Eenmaal terug bij de auto was het al 3 uur ’s middags. Er was dus niet meer echt tijd voor een hike. Kijkende op de kaart zagen we dat er nog drie waren die we konden doen. In totaal een kilometertje of 20. Die gaan we morgen allemaal doen.
Dag 10 Gibb River Road
’s Avonds spraken we af om op tijd te vertrekken. Om 7 uur uiterlijk wilde we vertrekken. Onze wekkers gingen dus om 6 uur. Tent inpakken, ontbijten, water bijvullen. Onze Fransman zat om zeven uur nog rustig zijn ontbijt weg te werken terwijl er twee man klaar stond. Toen die zijn noodles eenmaal achter zijn kiezen had zeiden dat ie snel zijn kommetje in de auto moest gooien, want we wilden gaan. Maar hij moest nog even zijn schoenen aan doen. Daarna moest hij nog zijn water bijvullen. Dus we vertrokken meer dan een half uur later..

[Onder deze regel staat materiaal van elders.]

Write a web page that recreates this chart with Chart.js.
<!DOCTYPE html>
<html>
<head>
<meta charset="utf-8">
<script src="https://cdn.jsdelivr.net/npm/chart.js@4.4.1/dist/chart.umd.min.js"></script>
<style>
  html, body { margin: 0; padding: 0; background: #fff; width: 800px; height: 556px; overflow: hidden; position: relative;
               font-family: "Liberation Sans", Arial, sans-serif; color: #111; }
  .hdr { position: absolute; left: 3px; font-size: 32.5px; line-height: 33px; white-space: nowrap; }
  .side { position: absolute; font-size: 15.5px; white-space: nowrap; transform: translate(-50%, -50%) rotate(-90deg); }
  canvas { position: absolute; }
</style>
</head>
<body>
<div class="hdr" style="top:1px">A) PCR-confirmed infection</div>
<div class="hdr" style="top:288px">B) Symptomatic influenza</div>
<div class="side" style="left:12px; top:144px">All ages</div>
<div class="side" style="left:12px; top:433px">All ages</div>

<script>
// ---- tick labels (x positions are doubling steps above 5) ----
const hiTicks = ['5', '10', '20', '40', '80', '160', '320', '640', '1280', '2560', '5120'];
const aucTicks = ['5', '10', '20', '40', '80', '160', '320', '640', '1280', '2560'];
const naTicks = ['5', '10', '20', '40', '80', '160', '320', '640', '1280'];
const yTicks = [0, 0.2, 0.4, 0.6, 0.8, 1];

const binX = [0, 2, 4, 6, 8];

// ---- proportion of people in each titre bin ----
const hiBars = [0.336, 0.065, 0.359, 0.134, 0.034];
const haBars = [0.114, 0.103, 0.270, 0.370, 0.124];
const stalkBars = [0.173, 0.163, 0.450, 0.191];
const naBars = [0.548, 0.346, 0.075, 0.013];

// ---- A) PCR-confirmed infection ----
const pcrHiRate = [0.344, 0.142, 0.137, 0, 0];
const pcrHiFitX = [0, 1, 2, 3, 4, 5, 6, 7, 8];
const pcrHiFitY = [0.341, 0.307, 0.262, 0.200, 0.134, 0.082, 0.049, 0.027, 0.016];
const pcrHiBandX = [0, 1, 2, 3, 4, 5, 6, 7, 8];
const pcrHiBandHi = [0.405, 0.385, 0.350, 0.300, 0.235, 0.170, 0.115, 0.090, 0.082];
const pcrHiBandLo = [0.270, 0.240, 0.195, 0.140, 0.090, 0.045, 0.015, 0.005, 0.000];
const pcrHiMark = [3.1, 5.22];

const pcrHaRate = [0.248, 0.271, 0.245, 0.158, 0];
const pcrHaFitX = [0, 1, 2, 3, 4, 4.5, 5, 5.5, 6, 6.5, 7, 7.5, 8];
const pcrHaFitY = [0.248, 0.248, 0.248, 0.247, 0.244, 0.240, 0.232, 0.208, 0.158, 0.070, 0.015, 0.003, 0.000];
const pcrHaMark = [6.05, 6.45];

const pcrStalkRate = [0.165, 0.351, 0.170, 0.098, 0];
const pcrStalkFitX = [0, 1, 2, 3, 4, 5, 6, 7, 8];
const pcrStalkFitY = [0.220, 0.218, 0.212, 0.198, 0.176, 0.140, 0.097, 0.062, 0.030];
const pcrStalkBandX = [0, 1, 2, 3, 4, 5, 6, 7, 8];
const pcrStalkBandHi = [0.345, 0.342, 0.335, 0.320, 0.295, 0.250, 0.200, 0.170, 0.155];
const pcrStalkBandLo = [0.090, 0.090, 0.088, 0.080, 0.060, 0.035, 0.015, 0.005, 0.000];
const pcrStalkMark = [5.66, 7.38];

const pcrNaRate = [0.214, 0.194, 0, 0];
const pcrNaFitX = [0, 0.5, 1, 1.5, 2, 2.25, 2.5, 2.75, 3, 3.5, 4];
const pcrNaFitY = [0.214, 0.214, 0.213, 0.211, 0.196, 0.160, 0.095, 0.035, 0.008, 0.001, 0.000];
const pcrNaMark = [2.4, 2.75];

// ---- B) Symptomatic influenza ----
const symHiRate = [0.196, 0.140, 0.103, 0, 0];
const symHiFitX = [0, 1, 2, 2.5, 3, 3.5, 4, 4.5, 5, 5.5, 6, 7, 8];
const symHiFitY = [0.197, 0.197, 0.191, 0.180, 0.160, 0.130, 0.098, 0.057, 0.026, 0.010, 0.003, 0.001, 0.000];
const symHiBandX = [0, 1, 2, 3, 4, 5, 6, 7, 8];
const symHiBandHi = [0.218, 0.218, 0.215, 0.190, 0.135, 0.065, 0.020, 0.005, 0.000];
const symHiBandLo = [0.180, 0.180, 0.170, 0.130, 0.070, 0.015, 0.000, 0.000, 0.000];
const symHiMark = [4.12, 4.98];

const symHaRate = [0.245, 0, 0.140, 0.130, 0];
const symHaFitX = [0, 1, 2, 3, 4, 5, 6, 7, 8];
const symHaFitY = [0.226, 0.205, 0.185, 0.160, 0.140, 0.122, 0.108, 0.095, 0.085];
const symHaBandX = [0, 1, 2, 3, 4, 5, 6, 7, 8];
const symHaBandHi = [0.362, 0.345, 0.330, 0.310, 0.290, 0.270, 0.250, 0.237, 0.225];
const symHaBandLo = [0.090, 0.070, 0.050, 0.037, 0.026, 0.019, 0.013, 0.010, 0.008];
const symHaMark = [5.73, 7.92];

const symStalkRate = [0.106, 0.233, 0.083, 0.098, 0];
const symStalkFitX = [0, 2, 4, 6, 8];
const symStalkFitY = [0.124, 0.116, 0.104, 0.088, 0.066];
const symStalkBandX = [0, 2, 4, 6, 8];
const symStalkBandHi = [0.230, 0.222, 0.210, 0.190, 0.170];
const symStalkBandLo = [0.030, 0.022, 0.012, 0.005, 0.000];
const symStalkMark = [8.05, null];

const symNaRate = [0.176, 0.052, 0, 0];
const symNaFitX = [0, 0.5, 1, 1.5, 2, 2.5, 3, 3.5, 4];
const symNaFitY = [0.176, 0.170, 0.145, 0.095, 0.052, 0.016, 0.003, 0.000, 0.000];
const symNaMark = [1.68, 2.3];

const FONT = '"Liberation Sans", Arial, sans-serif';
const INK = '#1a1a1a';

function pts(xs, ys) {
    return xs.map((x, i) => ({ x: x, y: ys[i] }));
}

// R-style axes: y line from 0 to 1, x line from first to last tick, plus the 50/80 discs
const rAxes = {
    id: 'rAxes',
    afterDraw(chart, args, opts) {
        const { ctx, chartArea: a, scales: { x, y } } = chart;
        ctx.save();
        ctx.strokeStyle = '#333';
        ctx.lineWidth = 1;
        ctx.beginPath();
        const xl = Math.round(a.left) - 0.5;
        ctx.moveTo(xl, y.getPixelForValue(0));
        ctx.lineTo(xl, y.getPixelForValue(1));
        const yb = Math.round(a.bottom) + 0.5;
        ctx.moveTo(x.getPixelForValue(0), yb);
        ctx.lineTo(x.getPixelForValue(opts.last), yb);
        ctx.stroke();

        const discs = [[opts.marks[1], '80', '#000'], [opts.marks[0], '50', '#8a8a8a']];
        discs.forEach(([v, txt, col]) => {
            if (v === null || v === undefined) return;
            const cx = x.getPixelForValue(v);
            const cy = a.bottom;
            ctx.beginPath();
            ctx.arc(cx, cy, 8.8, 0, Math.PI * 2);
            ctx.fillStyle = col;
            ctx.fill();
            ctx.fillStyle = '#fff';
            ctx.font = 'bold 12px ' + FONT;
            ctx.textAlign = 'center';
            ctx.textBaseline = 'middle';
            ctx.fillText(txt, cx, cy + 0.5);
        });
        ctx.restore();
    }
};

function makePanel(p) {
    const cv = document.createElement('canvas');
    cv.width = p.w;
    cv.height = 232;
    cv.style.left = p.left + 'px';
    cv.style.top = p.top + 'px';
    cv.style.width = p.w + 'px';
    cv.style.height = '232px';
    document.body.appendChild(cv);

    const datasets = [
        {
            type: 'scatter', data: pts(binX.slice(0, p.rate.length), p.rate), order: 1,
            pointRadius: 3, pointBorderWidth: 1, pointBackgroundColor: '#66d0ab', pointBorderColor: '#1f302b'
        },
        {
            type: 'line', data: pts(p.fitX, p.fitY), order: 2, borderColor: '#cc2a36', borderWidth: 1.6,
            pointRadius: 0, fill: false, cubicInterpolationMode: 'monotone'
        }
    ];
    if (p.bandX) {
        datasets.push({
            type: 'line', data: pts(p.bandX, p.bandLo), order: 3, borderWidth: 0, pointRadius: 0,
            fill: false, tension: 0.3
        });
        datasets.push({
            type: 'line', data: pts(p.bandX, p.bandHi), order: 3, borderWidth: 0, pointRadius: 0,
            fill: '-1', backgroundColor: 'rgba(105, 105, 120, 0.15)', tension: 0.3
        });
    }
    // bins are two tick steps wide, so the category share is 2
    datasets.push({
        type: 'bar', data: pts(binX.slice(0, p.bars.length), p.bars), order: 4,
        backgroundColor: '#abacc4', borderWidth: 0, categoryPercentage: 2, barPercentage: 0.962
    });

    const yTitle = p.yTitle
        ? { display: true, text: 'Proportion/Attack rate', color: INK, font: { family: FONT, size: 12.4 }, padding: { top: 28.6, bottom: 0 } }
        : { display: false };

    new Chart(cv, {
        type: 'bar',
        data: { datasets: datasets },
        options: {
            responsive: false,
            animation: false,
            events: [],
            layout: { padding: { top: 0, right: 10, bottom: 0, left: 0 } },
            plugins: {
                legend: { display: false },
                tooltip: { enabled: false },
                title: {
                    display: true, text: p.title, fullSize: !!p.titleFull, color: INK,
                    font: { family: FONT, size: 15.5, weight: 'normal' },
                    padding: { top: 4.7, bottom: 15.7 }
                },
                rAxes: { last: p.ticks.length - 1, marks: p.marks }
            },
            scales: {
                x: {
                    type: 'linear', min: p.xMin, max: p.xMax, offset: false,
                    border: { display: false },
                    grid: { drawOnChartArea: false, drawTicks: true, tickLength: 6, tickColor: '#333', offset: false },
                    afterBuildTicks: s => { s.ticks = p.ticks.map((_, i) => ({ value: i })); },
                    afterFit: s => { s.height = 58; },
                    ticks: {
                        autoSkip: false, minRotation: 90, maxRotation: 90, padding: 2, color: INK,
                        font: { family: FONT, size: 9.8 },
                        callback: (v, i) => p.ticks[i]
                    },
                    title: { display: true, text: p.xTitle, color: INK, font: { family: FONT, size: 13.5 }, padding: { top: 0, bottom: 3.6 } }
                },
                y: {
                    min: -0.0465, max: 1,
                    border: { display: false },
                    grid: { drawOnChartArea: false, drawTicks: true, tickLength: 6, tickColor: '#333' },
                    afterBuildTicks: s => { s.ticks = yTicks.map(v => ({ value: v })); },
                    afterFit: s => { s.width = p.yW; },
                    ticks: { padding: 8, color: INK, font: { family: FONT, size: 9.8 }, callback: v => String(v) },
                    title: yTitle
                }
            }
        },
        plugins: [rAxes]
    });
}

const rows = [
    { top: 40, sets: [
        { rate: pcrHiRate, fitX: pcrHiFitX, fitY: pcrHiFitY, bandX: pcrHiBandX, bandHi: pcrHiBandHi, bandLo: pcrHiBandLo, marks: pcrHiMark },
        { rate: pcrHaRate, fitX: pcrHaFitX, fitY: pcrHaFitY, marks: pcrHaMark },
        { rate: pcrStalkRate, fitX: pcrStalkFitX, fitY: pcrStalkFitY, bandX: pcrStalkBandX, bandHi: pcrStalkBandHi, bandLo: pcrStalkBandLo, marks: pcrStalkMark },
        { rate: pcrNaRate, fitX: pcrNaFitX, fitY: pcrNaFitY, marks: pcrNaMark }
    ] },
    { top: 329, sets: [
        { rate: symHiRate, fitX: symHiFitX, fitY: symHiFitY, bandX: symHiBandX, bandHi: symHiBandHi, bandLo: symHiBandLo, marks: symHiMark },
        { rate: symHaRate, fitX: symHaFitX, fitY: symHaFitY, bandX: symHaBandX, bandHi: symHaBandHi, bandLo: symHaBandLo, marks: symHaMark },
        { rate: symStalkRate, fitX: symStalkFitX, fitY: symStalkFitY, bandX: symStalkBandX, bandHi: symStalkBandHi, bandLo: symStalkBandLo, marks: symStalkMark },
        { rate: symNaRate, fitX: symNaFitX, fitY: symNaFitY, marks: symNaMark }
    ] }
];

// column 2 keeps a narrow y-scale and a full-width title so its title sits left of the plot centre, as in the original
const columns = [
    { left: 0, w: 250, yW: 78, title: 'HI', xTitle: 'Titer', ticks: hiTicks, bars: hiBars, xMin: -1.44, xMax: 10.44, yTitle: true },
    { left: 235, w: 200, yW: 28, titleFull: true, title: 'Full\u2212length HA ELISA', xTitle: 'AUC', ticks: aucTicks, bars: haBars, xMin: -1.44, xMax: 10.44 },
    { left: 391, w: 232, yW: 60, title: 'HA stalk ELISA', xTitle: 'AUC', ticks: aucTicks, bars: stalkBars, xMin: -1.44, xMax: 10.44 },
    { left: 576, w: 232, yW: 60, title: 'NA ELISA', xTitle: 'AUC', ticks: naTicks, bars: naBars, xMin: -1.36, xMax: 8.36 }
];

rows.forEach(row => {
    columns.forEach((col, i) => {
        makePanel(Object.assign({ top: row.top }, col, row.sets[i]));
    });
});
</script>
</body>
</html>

We begonnen de dag met de langste hike, ongeveer 10 kilometer. Waar we halverwege wederom even konden zwemmen. De tweede hike gingen mochten we een berg op hiken voor een mooi uitzichtpunt. De derde hike was de mooiste: Emma Gorge. Wat het extra mooi maakte was dat het de laatste was. Jelle en ik hadden wel weer ff zin om de bewoonde wereld in te gaan en een paar biertjes te drinken.
In Kununurra aangekomen bleken alle hostels al gesloten te zijn. We konden dus geen slaapplek vinden. Dat was even een tegenvaller. We besloten maar om bier te halen en naar een free camp te gaan. En daar hebben we die avond maar een drankspelletje gedaan. De volgende dag konden we gelukkig wel terecht in een hostel.